Let’s take the example of buying Apple stock once again. By showing you ads on TV, advertisers such as Apple are able to plant this seed of availability into your brain. Later on, once you’re deciding which stock to buy next, Apple readily comes to mind as a good choice, only because you can remember it more easily than other brands. Your brain is pushing it right to the front, just because you’ve seen it more often.

The tricky part is that the way our brains set the significance of events based on our ability to recall them may not always be correct. So while you’re casually browsing through pages on Google or YouTube, your brain is being primed up for sales, even though that might not be what you want.

The great part is that we can use our brain’s predictable behavior when it comes to availability to our advantage. Need to feel more positive? Well, the best way is to try to surface more positive things in your life.

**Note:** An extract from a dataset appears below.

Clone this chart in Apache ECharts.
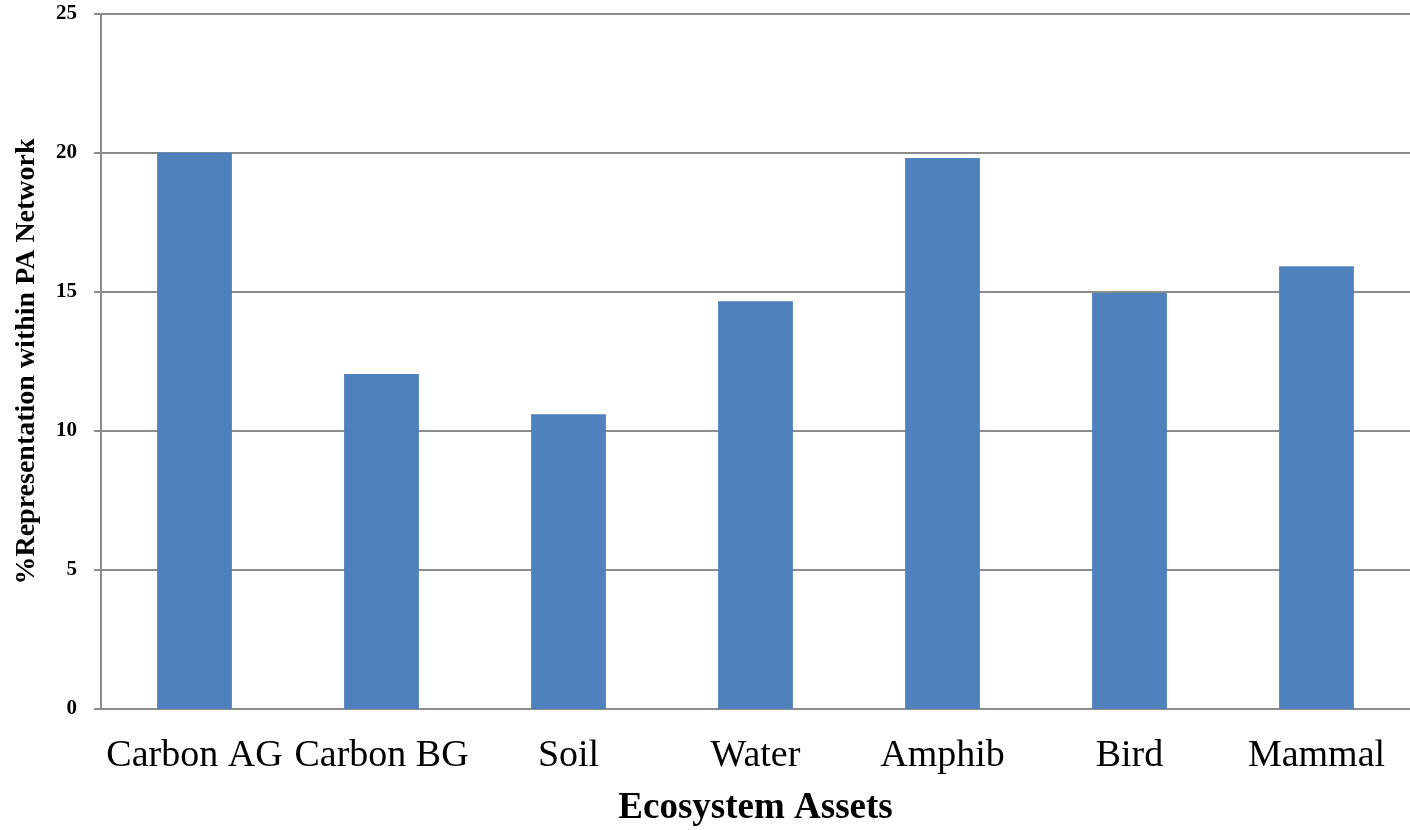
<!DOCTYPE html>
<html><head><meta charset="utf-8">
<script src="https://cdn.jsdelivr.net/npm/echarts@6/dist/echarts.min.js"></script>
<style>html,body{margin:0;padding:0;background:#fff;overflow:hidden}#c{width:1410px;height:830px}</style>
</head><body><div id="c"></div>
<script>
var categories = ["Carbon AG","Carbon BG","Soil","Water","Amphib","Bird","Mammal"];
var values = [20.02, 12.05, 10.6, 14.67, 19.82, 14.96, 15.93];
var yTicks = {min:0, max:25, interval:5};
var chart = echarts.init(document.getElementById('c'), null, {renderer:'canvas'});
chart.setOption({
  animation:false,
  backgroundColor:'#fff',
  grid:{left:101, right:0, top:14, bottom:121, containLabel:false, outerBoundsMode:'none'},
  xAxis:{
    type:'category', data:categories,
    name:'Ecosystem Assets', nameLocation:'middle', nameGap:81,
    nameTextStyle:{fontFamily:'Liberation Serif', fontWeight:'bold', fontSize:37, color:'#000'},
    axisLine:{lineStyle:{color:'#8c8c8c', width:2}},
    axisTick:{show:false},
    axisLabel:{fontFamily:'Liberation Serif', fontSize:38, color:'#000', margin:28, interval:0}
  },
  yAxis:{
    type:'value', min:yTicks.min, max:yTicks.max, interval:yTicks.interval,
    name:'%Representation within PA Network', nameLocation:'middle', nameGap:60,
    nameTextStyle:{fontFamily:'Liberation Serif', fontWeight:'bold', fontSize:28, color:'#000'},
    axisLine:{show:true, lineStyle:{color:'#8c8c8c', width:2}},
    axisTick:{show:true, length:7, lineStyle:{color:'#8c8c8c', width:2}},
    splitLine:{lineStyle:{color:'#8c8c8c', width:2}},
    axisLabel:{fontFamily:'Liberation Serif', fontWeight:'bold', fontSize:21, color:'#000', margin:24}
  },
  series:[{
    type:'bar', data:values, barWidth:'40%',
    itemStyle:{color:'#4f81bd'}
  }]
});
</script></body></html>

Social media is typically filled with advertising and attention-grabbing fluff, but you can change that. Why not follow some more inspirational profiles on Twitter, such as those advertising new advancements in science or sports, rather than some politician that’s only going to make you angry? Try to make more friends with people who have a growth mindset, rather than those who complain about their dead-end jobs. Such actions will make sure you’re hearing and seeing more positive things.

Loss Aversion

Loss aversion is a bias easily relatable to most of us. The main idea is that psychologically, we’re going to perceive a feeling of more pain when we lose something than the pleasure we feel from gaining something of equal value.

Let’s say for example your friend offers you an investment: to give him $100 for a 50/50 chance that you’ll win back an additional $150 or you lose all of your money. Would you take it?

Most people wouldn’t. In fact, Thinking, Fast and Slow cites that most people perceive potential losses to be twice as painful as potential gains of the same magnitude. So they’d need an upside of $200 to feel comfortable.

Laurenrosenberger / CC BY-SA (

It makes sense, doesn’t it? We’re extremely careful when purchasing investments and prefer to have things that are rock solid, even if that means sacrificing some returns. Many would opt to have a job rather than do potentially more lucrative contracting, simply due to the safety they perceive psychologically.

The thing to be careful of here is falling into the trap of unwarranted risk aversion. Because people get so scared of losing anything, they stop taking risks, they stop taking those big shots. But those big shots are what’s going to pull them up to that next level!

I’ve seen friends that won’t do anything extra to try and advance their career, with the excuse that “well if I don’t move up, then all the extra work will have been for nothing. I could have just watched Netflix instead.” In some sense, it’s a safe play. But if we’re going to be truly rational, then you’ll never really know if you’d move up faster unless you tried, unless you took on the extra bit of risk. If you want to move up, you have no choice but to try!

The key to getting past this psychological bias of loss aversion is to re-frame things more logically. Yes, you could potentially lose $100. But on paper, you also have an equal chance to win $150, so the investment makes sense, in a mathematical framework at least.

A good way of handling this is to write things down. By writing them down on a sheet of paper and actually doing the calculations, it’ll be easier to convince yourself that the risk is worth it — it’s mathematical. If you’re still not convinced, Kahneman suggests stacking your decisions. Perhaps one decision of investing $100 seems risky. But throughout your whole life, if you do the same investment 100 times, there’s much much less of a chance that you’ll lose money. Your de-risking here, both mathematically and psychologically, to help you make the rational decision.

Final Thoughts

Would I recommend this book?


Kahneman is an incredible author and does an excellent job of breaking down complicated concepts into very easy to understand and useful information. All of his claims are backed by empirical studies with real data.